Pemerintah bersiap melangkah pada sebuah perubahan penting dalam sistem keuangan nasional. Menteri Keuangan Purbaya Yudhi Sadewa memastikan pemerintah tengah menyiapkan Rancangan Undang-Undang (RUU) tentang Perubahan Harga Rupiah — atau yang dikenal dengan istilah redenominasi.
Dalam kebijakan ini, nominal rupiah akan disederhanakan dengan menghapus tiga angka nol tanpa mengubah daya beli masyarakat. Artinya, uang pecahan Rp1.000 akan ditulis menjadi Rp1, dan Rp100.000 menjadi Rp100.
“Ini bukan pemotongan nilai uang (sanering), melainkan penyederhanaan agar transaksi dan pencatatan ekonomi lebih efisien,” ujar Purbaya, Jumat (7/11/2025).

Dari Wacana Lama ke Arah Realisasi
Rencana redenominasi sebenarnya bukan hal baru. Wacana ini telah muncul sejak awal dekade 2010-an dan sempat dikaji serius pada 2013. Kala itu, Bank Indonesia (BI) menyatakan kesiapan teknis sudah cukup matang, namun situasi global membuat rencana itu tertunda.
Kini, di bawah kepemimpinan Purbaya, Kementerian Keuangan kembali menghidupkan agenda tersebut. Target penyelesaian RUU dipatok tahun 2027, dengan harapan seluruh sistem keuangan — dari perbankan, bisnis, hingga administrasi publik — sudah siap menyesuaikan.
Menurut BI, kesiapan teknis menjadi kunci, terutama dalam hal sistem pembayaran, pencatatan, serta pengadaan uang baru.
Mengapa Redenominasi Diperlukan?
Alasan utama redenominasi adalah menyederhanakan sistem keuangan dan memperkuat kredibilitas rupiah. Banyak nol di belakang nominal rupiah sering dianggap merepotkan, bahkan menimbulkan persepsi psikologis bahwa nilai rupiah “lemah”.

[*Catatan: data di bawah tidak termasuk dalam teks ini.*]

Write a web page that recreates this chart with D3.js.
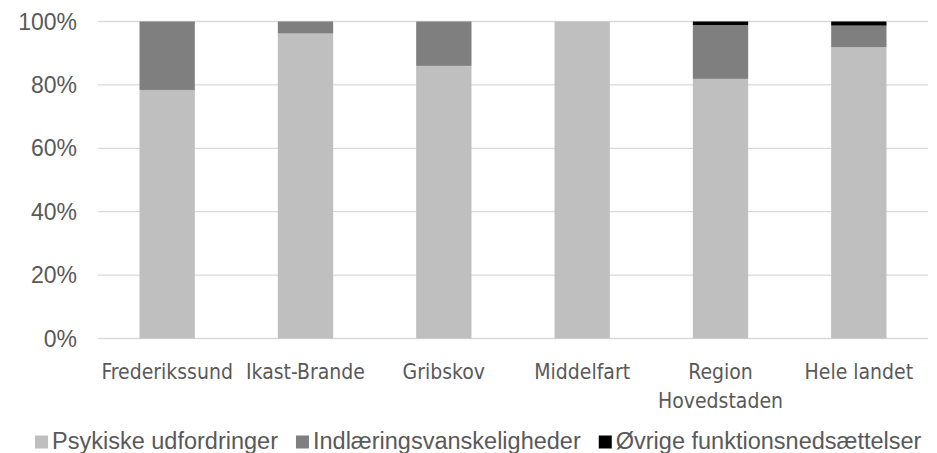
<!DOCTYPE html>
<html>
<head>
<meta charset="utf-8">
<script src="https://cdn.jsdelivr.net/npm/d3@7"></script>
<style>
  body { margin: 0; background: #fff; }
  svg { display: block; }
  text { font-family: "Liberation Sans", Arial, sans-serif; fill: #595959; }
</style>
</head>
<body>
<svg id="chart" width="937" height="453"></svg>
<script>
// Kommuner / kategorier
const categories = ['Frederikssund', 'Ikast-Brande', 'Gribskov', 'Middelfart', 'Region Hovedstaden', 'Hele landet'];
const seriesNames = ['Psykiske udfordringer', 'Indlæringsvanskeligheder', 'Øvrige funktionsnedsættelser'];
// andele i procent
const psykiske = [78.4, 96.2, 86.0, 100, 81.9, 91.9];
const indlaering = [21.6, 3.8, 14.0, 0, 17.0, 6.8];
const oevrige = [0, 0, 0, 0, 1.1, 1.3];
const yTicks = [0, 20, 40, 60, 80, 100];

const colors = ['#bfbfbf', '#7f7f7f', '#000000'];

const svg = d3.select('#chart');
const margin = { top: 21.5, right: 9, bottom: 114.5, left: 98 };
const W = 937, H = 453;
const innerW = W - margin.left - margin.right;
const innerH = H - margin.top - margin.bottom;

const g = svg.append('g').attr('transform', `translate(${margin.left},${margin.top})`);

const x = d3.scaleBand().domain(categories).range([0, innerW]).paddingInner(0.6).paddingOuter(0.3);
const y = d3.scaleLinear().domain([0, 100]).range([innerH, 0]);

// gitterlinjer
g.append('g')
  .selectAll('line')
  .data(yTicks)
  .join('line')
  .attr('x1', 0).attr('x2', innerW)
  .attr('y1', d => y(d)).attr('y2', d => y(d))
  .attr('stroke', '#d9d9d9').attr('stroke-width', 1.3);

// y-akse labels
g.append('g')
  .selectAll('text')
  .data(yTicks)
  .join('text')
  .attr('x', -21)
  .attr('y', d => y(d))
  .attr('dy', '0.35em')
  .attr('text-anchor', 'end')
  .style('font-size', '23px')
  .text(d => d + '%');

// stablede data
const rows = categories.map((c, i) => ({ cat: c, s0: psykiske[i], s1: indlaering[i], s2: oevrige[i] }));
const stack = d3.stack().keys(['s0', 's1', 's2']);
const stacked = stack(rows);

g.append('g')
  .selectAll('g')
  .data(stacked)
  .join('g')
  .attr('fill', (d, i) => colors[i])
  .selectAll('rect')
  .data(d => d)
  .join('rect')
  .attr('x', d => x(d.data.cat))
  .attr('width', x.bandwidth())
  .attr('y', d => y(d[1]))
  .attr('height', d => y(d[0]) - y(d[1]));

// x-akse labels (med ombrydning)
const xLab = g.append('g').attr('transform', `translate(0,${innerH})`);
categories.forEach(c => {
  const lines = c === 'Region Hovedstaden' ? ['Region', 'Hovedstaden'] : [c];
  const t = xLab.append('text')
    .attr('text-anchor', 'middle')
    .style('font-family', '"Liberation Sans Narrow", "DejaVu Sans Condensed", sans-serif')
    .style('font-size', '21px');
  lines.forEach((l, k) => {
    t.append('tspan')
      .attr('x', x(c) + x.bandwidth() / 2)
      .attr('y', 40 + k * 29)
      .text(l);
  });
});

// legende
const legend = svg.append('g').attr('transform', 'translate(35,442)');
let lx = 0;
seriesNames.forEach((name, i) => {
  const item = legend.append('g').attr('transform', `translate(${lx},0)`);
  item.append('rect')
    .attr('x', 0).attr('y', -6.5).attr('width', 13).attr('height', 13)
    .attr('fill', colors[i]);
  const t = item.append('text')
    .attr('x', 17).attr('y', 7)
    .style('font-size', '23.5px')
    .text(name);
  lx += 17 + t.node().getComputedTextLength() + 18;
});
</script>
</body>
</html>
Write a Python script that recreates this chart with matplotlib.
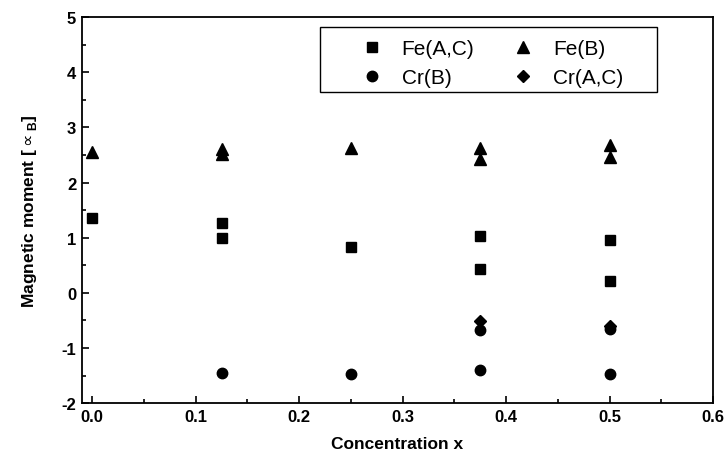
import matplotlib.pyplot as plt
from matplotlib.patches import Rectangle
from matplotlib.ticker import MultipleLocator

plt.rcParams['font.family'] = ['Liberation Sans', 'DejaVu Sans']

# values
fe_ac_x = [0.0, 0.125, 0.125, 0.25, 0.375, 0.375, 0.5, 0.5]
fe_ac_y = [1.35, 1.27, 1.00, 0.83, 1.03, 0.43, 0.95, 0.22]
fe_b_x = [0.0, 0.125, 0.125, 0.25, 0.375, 0.375, 0.5, 0.5]
fe_b_y = [2.55, 2.60, 2.52, 2.62, 2.63, 2.42, 2.68, 2.46]
cr_b_x = [0.125, 0.25, 0.375, 0.375, 0.5, 0.5]
cr_b_y = [-1.45, -1.47, -0.68, -1.40, -0.65, -1.48]
cr_ac_x = [0.375, 0.5]
cr_ac_y = [-0.52, -0.60]

fig, ax = plt.subplots(figsize=(7.24, 4.52), dpi=100)
fig.subplots_adjust(left=0.113, right=0.985, top=0.96, bottom=0.106)

h1, = ax.plot(fe_ac_x, fe_ac_y, 's', color='black', ms=7, label='Fe(A,C)')
h2, = ax.plot(fe_b_x, fe_b_y, '^', color='black', ms=8, label='Fe(B)')
h3, = ax.plot(cr_b_x, cr_b_y, 'o', color='black', ms=7.5, label='Cr(B)')
h4, = ax.plot(cr_ac_x, cr_ac_y, 'D', color='black', ms=6.5, label='Cr(A,C)')

ax.set_xlim(-0.01, 0.6)
ax.set_ylim(-2, 5)
ax.xaxis.set_major_locator(MultipleLocator(0.1))
ax.xaxis.set_minor_locator(MultipleLocator(0.05))
ax.yaxis.set_major_locator(MultipleLocator(1))
ax.yaxis.set_minor_locator(MultipleLocator(0.5))
ax.xaxis.set_major_formatter(plt.FuncFormatter(lambda v, _: f"{v:.1f}"))
ax.yaxis.set_major_formatter(plt.FuncFormatter(lambda v, _: f"{v:.0f}"))
ax.tick_params(which='both', direction='in', width=1.2)
ax.tick_params(which='major', length=5, labelsize=12, pad=4)
ax.tick_params(which='minor', length=3)
for lbl in ax.get_xticklabels() + ax.get_yticklabels():
    lbl.set_fontweight('bold')
for s in ax.spines.values():
    s.set_linewidth(1.3)

ax.set_xlabel("Concentration x", fontsize=12.5, fontweight='bold', labelpad=9)
ax.set_ylabel("Magnetic moment [$\\propto_{\\mathregular{B}}$]", fontsize=12.5,
              fontweight='bold', labelpad=16)

# legend frame drawn separately so its padding matches the original
ax.add_patch(Rectangle((0.377, 0.806), 0.534, 0.168, transform=ax.transAxes,
                       fill=True, facecolor='white', edgecolor='black', lw=1.0, zorder=4))

# matplotlib fills legend columns first, so order handles column by column
leg = ax.legend([h1, h3, h2, h4], ['Fe(A,C)', 'Cr(B)', 'Fe(B)', 'Cr(A,C)'],
                ncol=2, loc='upper left', bbox_to_anchor=(0.426, 0.943), fontsize=15,
                frameon=False, handlelength=2.0, handletextpad=0.44, columnspacing=1.33,
                borderpad=0, borderaxespad=0, labelspacing=0.5, numpoints=1)
leg.set_zorder(5)

plt.savefig("out.png", dpi=100)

Purbaya menyebut penyederhanaan ini bagian dari upaya meningkatkan efisiensi administrasi, memperbaiki persepsi publik, dan menegaskan bahwa nilai mata uang Indonesia tetap kuat. “Jika dilakukan di waktu yang tepat, redenominasi bisa mengangkat kurs rupiah,” katanya, Sabtu (8/11/2025).